Business at the Ontario, California facility was hindered by the bankruptcy of Coast Grain, leading to the facility's purchase in 2003. Scoular also picked up a feed manufacturing facility previously operated by Coast, which it then leased to Tulare, California-based J.D. Heiskell & Company. During this time, Scoular also expanded its grain facility in Venango, Nebraska; assumed the operations of the grain facilities owned by Farmers Grain Cooperative of Idaho; purchased a grain handling facility in Downs, Kansas; and upgraded its grain-loading facility in Alpena, South Dakota. Then, in 2004, Scoular added a new shuttle-train loading facility to Alpena as well as Fremont, Nebraska.
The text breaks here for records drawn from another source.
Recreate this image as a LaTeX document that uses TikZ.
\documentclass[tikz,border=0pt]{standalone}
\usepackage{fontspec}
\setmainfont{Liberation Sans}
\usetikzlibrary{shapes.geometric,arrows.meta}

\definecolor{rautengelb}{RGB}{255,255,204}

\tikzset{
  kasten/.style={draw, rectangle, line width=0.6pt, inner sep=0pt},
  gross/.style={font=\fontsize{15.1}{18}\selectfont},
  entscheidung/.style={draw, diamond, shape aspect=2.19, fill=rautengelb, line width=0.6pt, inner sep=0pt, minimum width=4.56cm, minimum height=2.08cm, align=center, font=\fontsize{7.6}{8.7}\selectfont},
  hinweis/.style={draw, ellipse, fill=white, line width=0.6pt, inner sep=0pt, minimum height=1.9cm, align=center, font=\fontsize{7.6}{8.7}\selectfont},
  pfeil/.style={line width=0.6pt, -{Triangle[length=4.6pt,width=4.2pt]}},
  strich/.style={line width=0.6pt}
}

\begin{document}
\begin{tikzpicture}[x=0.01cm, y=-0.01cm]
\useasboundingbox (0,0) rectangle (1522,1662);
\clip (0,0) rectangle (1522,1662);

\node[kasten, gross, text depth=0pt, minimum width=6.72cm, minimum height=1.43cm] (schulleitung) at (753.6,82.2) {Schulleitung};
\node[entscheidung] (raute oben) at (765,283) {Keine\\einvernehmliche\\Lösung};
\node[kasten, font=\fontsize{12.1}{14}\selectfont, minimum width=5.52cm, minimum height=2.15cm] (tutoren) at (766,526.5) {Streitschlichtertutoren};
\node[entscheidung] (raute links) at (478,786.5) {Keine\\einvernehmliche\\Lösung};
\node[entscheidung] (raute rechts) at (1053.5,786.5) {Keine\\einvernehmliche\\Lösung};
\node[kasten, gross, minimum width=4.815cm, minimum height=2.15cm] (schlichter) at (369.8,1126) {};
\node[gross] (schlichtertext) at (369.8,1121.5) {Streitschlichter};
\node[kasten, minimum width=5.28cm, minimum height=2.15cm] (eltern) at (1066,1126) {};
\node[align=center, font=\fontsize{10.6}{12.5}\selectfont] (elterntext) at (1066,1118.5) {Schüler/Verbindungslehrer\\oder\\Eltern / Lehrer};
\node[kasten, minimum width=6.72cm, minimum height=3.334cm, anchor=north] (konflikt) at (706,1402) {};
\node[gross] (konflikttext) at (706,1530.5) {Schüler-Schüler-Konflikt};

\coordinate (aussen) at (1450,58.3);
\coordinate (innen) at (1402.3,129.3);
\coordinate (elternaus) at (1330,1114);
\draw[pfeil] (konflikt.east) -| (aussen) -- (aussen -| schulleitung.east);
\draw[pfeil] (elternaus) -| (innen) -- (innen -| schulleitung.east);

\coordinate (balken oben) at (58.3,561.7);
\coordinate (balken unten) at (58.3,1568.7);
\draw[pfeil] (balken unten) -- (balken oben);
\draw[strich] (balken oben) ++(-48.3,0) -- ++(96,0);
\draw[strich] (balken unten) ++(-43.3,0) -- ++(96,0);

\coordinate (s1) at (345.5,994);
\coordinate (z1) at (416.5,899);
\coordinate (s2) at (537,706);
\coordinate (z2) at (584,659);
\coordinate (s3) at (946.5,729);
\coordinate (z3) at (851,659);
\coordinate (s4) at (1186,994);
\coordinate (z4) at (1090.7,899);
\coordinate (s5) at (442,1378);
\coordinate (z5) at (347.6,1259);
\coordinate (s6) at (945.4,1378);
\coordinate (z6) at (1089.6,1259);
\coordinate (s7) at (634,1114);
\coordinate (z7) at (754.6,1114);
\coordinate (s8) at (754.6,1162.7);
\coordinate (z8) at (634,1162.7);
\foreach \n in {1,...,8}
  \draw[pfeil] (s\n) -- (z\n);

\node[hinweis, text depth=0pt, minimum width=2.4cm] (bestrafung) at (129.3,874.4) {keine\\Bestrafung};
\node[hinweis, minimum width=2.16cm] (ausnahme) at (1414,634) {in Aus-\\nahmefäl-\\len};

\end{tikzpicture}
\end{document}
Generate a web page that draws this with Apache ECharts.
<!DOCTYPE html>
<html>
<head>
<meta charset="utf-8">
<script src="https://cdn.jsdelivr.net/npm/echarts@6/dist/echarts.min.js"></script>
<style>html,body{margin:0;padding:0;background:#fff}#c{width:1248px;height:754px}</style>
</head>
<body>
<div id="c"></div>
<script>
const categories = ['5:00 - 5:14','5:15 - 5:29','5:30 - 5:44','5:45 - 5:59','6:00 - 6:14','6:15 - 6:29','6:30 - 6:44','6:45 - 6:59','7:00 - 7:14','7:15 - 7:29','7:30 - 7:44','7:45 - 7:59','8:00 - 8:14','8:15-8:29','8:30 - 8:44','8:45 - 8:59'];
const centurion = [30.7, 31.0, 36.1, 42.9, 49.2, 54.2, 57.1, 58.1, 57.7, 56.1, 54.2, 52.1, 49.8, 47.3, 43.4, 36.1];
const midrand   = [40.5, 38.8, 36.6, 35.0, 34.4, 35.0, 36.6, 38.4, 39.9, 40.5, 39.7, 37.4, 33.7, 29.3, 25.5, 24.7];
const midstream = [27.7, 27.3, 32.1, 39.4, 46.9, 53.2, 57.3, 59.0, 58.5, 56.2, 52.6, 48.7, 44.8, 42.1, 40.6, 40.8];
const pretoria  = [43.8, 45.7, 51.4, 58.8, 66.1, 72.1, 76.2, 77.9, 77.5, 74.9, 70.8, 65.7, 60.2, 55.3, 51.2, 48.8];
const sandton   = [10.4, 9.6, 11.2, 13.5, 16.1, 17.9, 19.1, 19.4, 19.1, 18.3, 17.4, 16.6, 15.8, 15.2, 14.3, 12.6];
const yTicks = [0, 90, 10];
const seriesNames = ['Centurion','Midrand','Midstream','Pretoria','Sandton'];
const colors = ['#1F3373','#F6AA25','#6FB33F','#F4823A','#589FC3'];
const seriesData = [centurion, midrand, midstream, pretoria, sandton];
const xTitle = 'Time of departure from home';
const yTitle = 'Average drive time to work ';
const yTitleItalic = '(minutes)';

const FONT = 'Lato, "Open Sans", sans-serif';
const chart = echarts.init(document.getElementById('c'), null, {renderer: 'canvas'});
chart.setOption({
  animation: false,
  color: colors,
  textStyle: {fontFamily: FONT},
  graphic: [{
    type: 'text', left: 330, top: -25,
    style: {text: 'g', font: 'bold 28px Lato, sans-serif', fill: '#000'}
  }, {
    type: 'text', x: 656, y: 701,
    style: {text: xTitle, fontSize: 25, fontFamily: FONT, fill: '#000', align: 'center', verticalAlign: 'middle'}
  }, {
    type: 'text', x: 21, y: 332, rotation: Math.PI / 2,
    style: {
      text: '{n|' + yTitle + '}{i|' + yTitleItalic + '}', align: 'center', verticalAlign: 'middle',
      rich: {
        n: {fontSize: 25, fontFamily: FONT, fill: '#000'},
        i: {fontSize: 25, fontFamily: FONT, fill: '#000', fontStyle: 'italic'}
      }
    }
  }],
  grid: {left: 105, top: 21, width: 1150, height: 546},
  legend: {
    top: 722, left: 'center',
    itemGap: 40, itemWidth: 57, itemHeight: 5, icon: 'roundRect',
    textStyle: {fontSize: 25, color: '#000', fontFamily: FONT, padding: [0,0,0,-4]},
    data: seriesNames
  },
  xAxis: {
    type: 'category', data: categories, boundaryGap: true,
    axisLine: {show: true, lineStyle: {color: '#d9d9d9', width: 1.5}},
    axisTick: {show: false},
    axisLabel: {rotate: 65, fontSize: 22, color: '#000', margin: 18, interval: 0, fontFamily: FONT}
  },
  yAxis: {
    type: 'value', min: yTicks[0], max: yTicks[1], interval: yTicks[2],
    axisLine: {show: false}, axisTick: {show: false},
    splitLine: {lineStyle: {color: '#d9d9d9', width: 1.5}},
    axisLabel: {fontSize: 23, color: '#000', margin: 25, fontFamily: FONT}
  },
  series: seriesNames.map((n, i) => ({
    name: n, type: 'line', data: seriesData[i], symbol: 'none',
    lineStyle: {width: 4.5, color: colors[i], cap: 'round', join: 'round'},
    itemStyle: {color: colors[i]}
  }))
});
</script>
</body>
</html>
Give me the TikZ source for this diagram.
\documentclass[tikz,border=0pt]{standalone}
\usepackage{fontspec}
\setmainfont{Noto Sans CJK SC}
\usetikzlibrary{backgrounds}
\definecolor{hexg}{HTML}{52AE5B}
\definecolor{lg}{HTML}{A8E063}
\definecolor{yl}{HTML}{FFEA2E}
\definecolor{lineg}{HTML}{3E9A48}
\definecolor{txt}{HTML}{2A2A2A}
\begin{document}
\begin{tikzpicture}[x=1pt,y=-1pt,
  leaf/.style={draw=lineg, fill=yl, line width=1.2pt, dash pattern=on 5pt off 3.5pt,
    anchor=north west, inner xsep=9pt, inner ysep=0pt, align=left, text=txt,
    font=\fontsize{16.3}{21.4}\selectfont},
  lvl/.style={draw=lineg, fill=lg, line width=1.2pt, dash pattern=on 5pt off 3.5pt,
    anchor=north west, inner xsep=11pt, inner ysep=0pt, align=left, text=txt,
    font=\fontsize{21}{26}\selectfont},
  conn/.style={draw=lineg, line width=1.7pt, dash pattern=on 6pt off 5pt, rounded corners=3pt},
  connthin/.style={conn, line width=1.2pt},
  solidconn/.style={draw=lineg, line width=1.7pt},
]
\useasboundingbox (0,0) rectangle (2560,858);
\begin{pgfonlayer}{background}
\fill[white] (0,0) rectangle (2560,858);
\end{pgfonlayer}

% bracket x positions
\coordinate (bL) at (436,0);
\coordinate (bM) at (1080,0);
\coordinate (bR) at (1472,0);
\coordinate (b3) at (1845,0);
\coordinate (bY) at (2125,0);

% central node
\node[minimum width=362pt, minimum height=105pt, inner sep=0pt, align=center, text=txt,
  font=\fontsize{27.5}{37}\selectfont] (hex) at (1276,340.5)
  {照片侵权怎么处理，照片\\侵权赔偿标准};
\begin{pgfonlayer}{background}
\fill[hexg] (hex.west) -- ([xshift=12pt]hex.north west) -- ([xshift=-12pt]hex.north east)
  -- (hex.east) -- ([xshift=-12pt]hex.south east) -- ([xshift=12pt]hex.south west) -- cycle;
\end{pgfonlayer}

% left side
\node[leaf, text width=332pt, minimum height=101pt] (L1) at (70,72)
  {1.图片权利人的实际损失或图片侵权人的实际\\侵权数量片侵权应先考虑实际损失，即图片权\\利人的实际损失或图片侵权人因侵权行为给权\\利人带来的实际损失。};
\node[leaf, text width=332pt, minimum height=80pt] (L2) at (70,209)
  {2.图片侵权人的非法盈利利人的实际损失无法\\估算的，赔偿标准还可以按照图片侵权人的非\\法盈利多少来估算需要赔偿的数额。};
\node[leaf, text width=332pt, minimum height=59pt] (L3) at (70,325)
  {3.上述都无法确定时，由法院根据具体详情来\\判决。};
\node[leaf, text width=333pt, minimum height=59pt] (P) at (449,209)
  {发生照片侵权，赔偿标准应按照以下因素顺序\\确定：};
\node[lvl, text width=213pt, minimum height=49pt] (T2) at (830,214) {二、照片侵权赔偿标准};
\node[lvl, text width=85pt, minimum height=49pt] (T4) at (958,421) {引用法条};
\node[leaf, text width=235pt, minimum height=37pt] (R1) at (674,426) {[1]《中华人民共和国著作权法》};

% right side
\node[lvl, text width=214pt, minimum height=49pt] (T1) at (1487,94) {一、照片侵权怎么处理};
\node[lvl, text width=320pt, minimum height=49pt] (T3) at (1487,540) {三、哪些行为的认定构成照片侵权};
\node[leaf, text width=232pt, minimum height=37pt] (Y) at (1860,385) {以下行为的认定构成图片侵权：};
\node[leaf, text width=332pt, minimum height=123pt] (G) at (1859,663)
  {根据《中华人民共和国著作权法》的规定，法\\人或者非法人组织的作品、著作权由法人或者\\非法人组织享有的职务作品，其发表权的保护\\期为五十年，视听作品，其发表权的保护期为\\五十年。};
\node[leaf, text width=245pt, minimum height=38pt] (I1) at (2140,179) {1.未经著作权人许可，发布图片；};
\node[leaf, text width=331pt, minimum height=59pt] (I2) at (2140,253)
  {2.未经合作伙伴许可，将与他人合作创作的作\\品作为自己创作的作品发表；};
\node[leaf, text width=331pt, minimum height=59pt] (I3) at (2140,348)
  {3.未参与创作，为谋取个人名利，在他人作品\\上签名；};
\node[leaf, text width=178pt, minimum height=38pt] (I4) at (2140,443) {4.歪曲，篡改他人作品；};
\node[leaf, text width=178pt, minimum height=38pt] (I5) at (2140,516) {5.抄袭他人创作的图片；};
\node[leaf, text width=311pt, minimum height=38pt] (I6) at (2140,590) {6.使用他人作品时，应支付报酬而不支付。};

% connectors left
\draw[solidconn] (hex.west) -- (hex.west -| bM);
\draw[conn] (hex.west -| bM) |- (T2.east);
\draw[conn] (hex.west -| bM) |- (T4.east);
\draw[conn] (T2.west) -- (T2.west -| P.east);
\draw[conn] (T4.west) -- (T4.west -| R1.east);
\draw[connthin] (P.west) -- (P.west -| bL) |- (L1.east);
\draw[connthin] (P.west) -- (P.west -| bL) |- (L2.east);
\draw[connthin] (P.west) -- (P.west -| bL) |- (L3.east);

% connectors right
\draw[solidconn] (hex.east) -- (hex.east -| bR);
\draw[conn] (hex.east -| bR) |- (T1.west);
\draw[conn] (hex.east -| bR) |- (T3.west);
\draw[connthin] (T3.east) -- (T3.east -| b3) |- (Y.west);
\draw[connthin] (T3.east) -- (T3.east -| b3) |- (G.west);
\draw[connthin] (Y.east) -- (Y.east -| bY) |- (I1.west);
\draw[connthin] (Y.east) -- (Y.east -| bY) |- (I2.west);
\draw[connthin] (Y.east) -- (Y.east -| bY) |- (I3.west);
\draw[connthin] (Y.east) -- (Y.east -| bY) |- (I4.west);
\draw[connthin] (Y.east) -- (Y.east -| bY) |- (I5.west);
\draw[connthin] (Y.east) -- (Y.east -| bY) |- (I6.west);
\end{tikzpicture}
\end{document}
In 2005, Scoular acquired a bulk grain-handling terminal in Helena, Arkansas, a Mississippi River facility that transferred grain directly from trucks to two barge loading locations. In addition to its ongoing commitment to its core grain merchandising business, Scoular took steps to build up one of its newer businesses: renewable fuels. It opened a 42-million-gallon-per-year ethanol plant in Sterling, Colorado, and in November 2005, Scoular began development of a 100-million-gallon ethanol production facility in Plainview, Texas, scheduled to open in 2007.

Principal Subsidiaries

Scoular Canada; Scoular de Mexico.

Principal Competitors

Archer Daniels Midland Company; Cargill Incorporated; ConAgra Foods, Inc.